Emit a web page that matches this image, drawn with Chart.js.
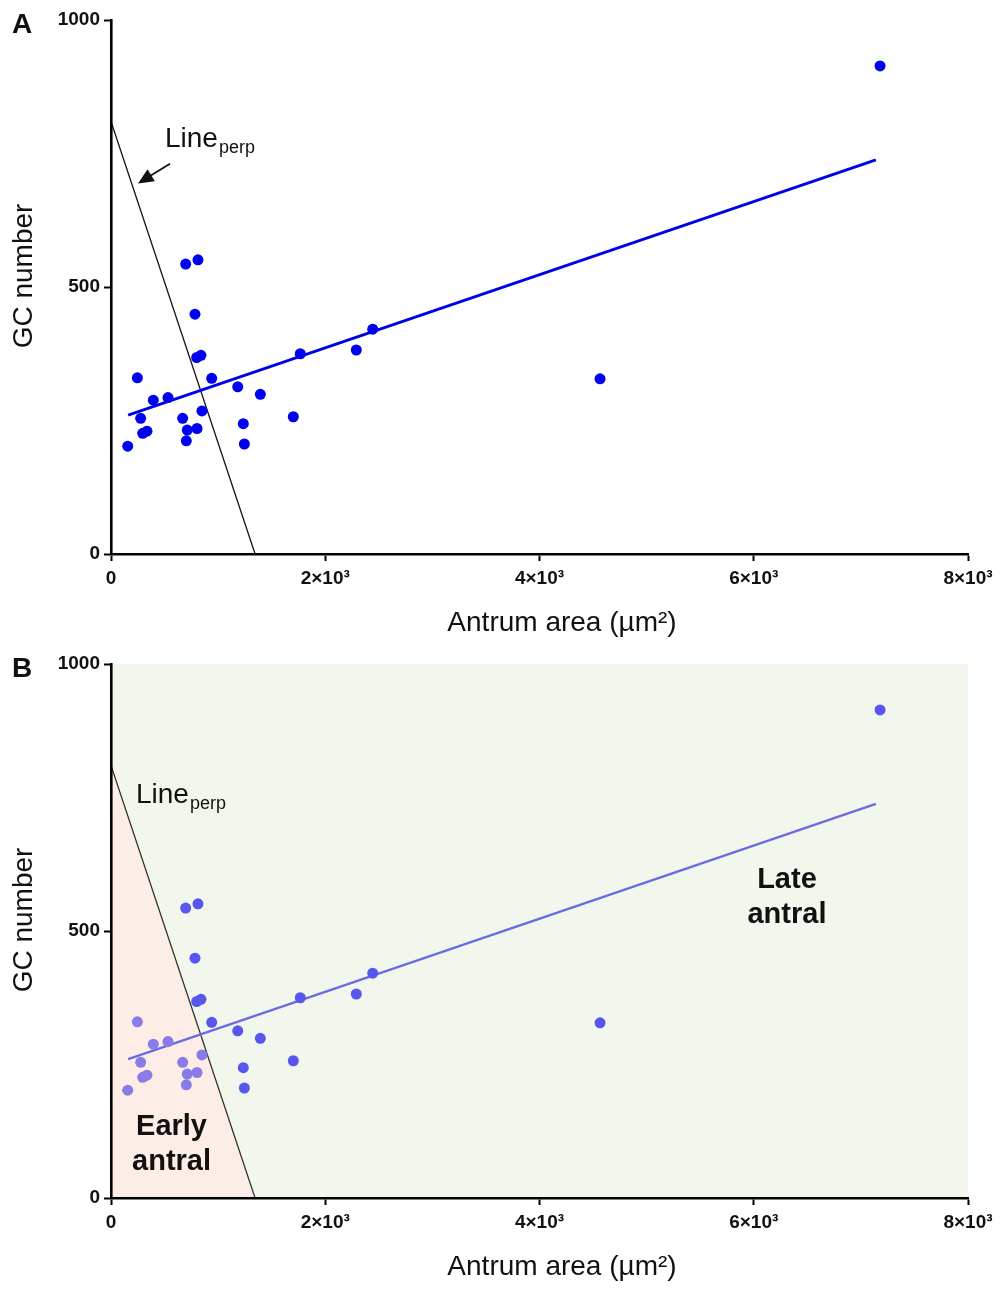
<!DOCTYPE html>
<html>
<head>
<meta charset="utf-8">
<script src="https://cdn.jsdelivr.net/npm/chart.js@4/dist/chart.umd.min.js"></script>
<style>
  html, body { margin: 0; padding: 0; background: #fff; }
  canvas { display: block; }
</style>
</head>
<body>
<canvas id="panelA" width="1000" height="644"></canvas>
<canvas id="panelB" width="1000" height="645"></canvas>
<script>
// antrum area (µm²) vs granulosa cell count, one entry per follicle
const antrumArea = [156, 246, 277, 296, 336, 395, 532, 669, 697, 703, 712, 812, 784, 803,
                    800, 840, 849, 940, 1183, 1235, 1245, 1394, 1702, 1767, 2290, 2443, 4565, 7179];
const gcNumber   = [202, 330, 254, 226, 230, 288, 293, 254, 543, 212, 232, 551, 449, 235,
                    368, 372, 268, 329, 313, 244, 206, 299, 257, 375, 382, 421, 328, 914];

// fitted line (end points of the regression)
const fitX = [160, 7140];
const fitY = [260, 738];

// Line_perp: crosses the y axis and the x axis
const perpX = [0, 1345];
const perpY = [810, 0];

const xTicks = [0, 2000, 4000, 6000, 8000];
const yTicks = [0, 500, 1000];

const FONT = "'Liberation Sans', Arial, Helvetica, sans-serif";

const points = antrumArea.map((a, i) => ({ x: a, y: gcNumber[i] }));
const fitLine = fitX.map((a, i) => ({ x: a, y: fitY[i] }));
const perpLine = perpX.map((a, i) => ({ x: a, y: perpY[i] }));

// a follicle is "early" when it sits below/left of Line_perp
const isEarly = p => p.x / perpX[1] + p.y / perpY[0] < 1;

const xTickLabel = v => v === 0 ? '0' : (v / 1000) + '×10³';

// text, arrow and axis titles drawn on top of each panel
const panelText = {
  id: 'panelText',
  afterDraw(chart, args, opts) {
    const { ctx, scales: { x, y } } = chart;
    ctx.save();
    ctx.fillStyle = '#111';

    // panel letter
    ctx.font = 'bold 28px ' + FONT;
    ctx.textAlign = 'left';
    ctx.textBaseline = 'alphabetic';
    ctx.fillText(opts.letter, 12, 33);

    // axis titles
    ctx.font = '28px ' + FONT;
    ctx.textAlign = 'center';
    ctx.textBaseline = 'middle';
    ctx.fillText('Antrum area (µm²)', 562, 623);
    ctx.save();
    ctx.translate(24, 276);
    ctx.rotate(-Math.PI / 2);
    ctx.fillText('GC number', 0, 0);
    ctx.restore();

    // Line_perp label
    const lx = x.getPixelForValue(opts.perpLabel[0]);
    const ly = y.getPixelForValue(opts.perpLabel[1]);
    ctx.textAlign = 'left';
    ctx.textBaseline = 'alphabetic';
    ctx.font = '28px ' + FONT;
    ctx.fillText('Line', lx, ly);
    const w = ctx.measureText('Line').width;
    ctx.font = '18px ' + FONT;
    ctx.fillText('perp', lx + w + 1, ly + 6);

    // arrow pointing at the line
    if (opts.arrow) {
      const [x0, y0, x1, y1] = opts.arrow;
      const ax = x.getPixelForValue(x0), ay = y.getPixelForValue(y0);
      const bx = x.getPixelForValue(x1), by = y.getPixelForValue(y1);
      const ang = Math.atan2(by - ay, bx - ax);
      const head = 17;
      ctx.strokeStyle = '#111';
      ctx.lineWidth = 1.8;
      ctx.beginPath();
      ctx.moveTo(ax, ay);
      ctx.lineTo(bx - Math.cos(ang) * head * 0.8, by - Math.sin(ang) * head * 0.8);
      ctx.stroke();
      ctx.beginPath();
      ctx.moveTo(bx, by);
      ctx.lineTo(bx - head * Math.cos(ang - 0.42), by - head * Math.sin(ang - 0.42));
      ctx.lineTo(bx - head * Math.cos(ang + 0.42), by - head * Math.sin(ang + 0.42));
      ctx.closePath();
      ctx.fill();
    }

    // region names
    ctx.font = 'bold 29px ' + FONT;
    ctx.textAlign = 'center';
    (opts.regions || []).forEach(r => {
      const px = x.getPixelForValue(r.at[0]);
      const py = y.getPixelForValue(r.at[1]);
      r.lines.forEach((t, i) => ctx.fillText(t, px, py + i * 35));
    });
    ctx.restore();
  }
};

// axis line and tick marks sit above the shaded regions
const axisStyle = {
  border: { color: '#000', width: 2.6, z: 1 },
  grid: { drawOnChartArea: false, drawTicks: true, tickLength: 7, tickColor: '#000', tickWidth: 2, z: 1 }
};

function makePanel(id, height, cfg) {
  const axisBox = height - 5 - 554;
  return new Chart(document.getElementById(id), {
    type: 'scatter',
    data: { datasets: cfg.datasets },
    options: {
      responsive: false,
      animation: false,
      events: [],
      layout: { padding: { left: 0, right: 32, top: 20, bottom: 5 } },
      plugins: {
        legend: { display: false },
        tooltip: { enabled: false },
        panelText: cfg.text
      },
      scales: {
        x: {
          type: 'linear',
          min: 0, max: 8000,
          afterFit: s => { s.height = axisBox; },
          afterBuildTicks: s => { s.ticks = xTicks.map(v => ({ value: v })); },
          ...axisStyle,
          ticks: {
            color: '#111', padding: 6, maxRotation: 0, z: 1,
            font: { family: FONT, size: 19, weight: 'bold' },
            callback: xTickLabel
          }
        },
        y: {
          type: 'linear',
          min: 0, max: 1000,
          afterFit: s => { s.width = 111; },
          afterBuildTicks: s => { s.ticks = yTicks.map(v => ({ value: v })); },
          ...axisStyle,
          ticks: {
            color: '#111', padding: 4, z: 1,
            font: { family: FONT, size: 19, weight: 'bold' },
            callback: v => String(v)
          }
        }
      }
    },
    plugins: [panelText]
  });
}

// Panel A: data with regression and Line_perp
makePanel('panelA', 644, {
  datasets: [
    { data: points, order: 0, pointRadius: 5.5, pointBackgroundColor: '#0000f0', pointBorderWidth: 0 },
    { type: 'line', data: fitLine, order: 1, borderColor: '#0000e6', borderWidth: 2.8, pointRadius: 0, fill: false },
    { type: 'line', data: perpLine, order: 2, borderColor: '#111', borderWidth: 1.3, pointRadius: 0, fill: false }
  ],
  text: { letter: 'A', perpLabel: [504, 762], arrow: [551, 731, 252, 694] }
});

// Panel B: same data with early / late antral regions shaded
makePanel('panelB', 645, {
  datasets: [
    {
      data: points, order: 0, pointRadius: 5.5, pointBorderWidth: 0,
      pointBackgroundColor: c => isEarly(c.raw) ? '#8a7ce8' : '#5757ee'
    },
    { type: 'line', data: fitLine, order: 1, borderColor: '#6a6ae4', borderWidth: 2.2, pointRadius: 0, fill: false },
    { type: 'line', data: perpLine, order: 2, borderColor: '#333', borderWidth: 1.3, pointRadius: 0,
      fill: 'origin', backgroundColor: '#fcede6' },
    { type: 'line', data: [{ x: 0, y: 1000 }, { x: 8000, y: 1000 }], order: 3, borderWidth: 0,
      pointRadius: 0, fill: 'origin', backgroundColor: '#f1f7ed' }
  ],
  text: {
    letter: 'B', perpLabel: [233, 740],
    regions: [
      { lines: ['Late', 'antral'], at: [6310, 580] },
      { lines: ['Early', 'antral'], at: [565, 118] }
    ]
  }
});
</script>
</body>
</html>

• • • • •

• _EXERCISE INSTRUCTIONS_
Scan the listing above and copy all lines containing the word "with".

• _RESULT OF THIS EXERCISE_
Emit a web page that matches this image, drawn with Chart.js.
// Panel A: data with regression and Line_perp
// Panel B: same data with early / late antral regions shaded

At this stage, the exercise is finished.